Hi Andrew,These regulations have been in the works for some time, so I wouldn't give the first suggestion much weight, plus it's not in our best interest to politicize this issue.California did ban Gulf Coast Oysters, and that act was see by some as a protectionist measure. I would say that the truth probably lies somewhere between. Alliances between pro-regulation public health interests and the CA oyster industry may have come together.
At what stage are the regulations right now ?It would seem these would have been shot down during the comment period.
Here's the original press release from Kevin Begos, the Executive Director of the Franklin County Florida Oyster & Seafood Task Force, Inc. I think it's pretty telling. Kevin has been very active in fighting this policy, btw. "An unprecedented proposal to ban raw Gulf Coast oysters, developed unilaterally by the U.S. Foodand Drug Administration, will threaten thousands of jobs and crush a clean, sustainable fishery, according to food lovers, fishermen and community leaders.On Saturday, Oct. 17 the FDA made a surprise announcement at a meeting of shellfish regulators and industry, telling them that the agency plans to ban the sale of live, in-the-shell Gulf Coast oysters for as much as 8 months every year.

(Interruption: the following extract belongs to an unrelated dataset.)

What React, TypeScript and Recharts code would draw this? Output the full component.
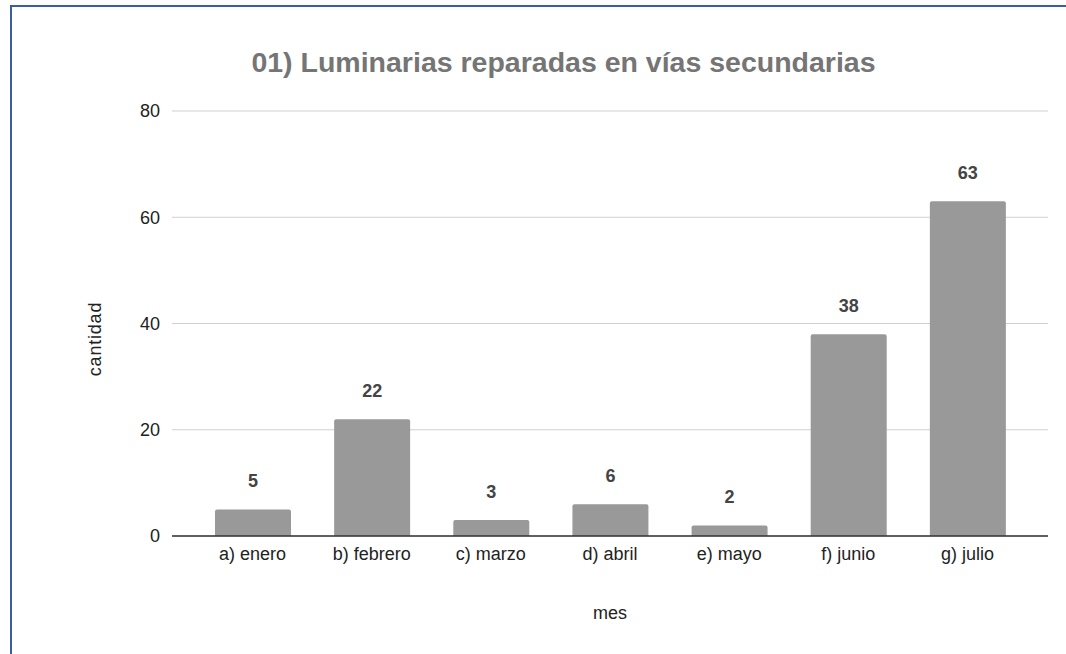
// Luminarias reparadas en vías secundarias, bar chart by month
import { BarChart, Bar, XAxis, YAxis, CartesianGrid, LabelList, Label } from "recharts";

const months = ["a) enero", "b) febrero", "c) marzo", "d) abril", "e) mayo", "f) junio", "g) julio"];
const cantidad = [5, 22, 3, 6, 2, 38, 63];
const yTicks = [0, 20, 40, 60, 80];

const data = months.map((mes, i) => ({ mes, cantidad: cantidad[i] }));

const font = "Liberation Sans, Arial, sans-serif";

export default function App() {
  return (
    <div style={{ position: "fixed", left: 0, top: 0, width: 1066, height: 654, background: "#fff", fontFamily: font }}>
      {/* frame edges */}
      <div style={{ position: "absolute", left: 10, top: 5, width: 1056, height: 649, borderLeft: "2px solid #3b5f9a", borderTop: "2px solid #3b5f9a" }} />
      <div
        style={{
          position: "absolute",
          left: 0,
          width: 1127,
          top: 46,
          textAlign: "center",
          fontSize: 28.5,
          fontWeight: "bold",
          color: "#757575",
        }}
      >
        01) Luminarias reparadas en vías secundarias
      </div>
      {/* y axis title */}
      <div
        style={{
          position: "absolute",
          left: 95,
          top: 339,
          transform: "translate(-50%, -50%) rotate(-90deg)",
          fontSize: 18,
          letterSpacing: 0.8,
          color: "#222",
          whiteSpace: "nowrap",
          zIndex: 2,
        }}
      >
        cantidad
      </div>
      <BarChart
        width={1066}
        height={654}
        data={data}
        margin={{ top: 111, right: 18, bottom: 88, left: 102 }}
        style={{ position: "absolute", left: 0, top: 0 }}
      >
        <CartesianGrid vertical={false} stroke="#d0d0d0" />
        <XAxis
          dataKey="mes"
          height={30}
          padding={{ left: 21, right: 21 }}
          tickLine={false}
          axisLine={{ stroke: "#333", strokeWidth: 1.5 }}
          tick={{ fill: "#222", fontSize: 18, fontFamily: font }}
          tickMargin={5}
          interval={0}
        >
          <Label value="mes" position="bottom" offset={40} fill="#222" fontSize={18} fontFamily={font} />
        </XAxis>
        <YAxis
          width={70}
          domain={[0, 80]}
          ticks={yTicks}
          axisLine={false}
          tickLine={false}
          tick={{ fill: "#222", fontSize: 18, fontFamily: font }}
          tickMargin={6}
        />
        <Bar dataKey="cantidad" fill="#999999" barSize={76} radius={[2, 2, 0, 0]} isAnimationActive={false}>
          <LabelList dataKey="cantidad" position="top" offset={22} fill="#444" fontSize={18} fontWeight="bold" fontFamily={font} />
        </Bar>
      </BarChart>
    </div>
  );
}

The proposed ban was developed without public input and FDA officials admit they have not analyzed the economic impact. Officials have also suggested that new restrictions may be in the works for West Coast and East Coast shellfish."“This would cost us thousands of jobs and tens of millions of dollars if we were unable to sell our oysters as we do today. The new FDA direction makes no sense – Louisiana is still struggling to recover from Hurricane Katrina,” said Al Sunseri of P & J Oyster Co. in New Orleans.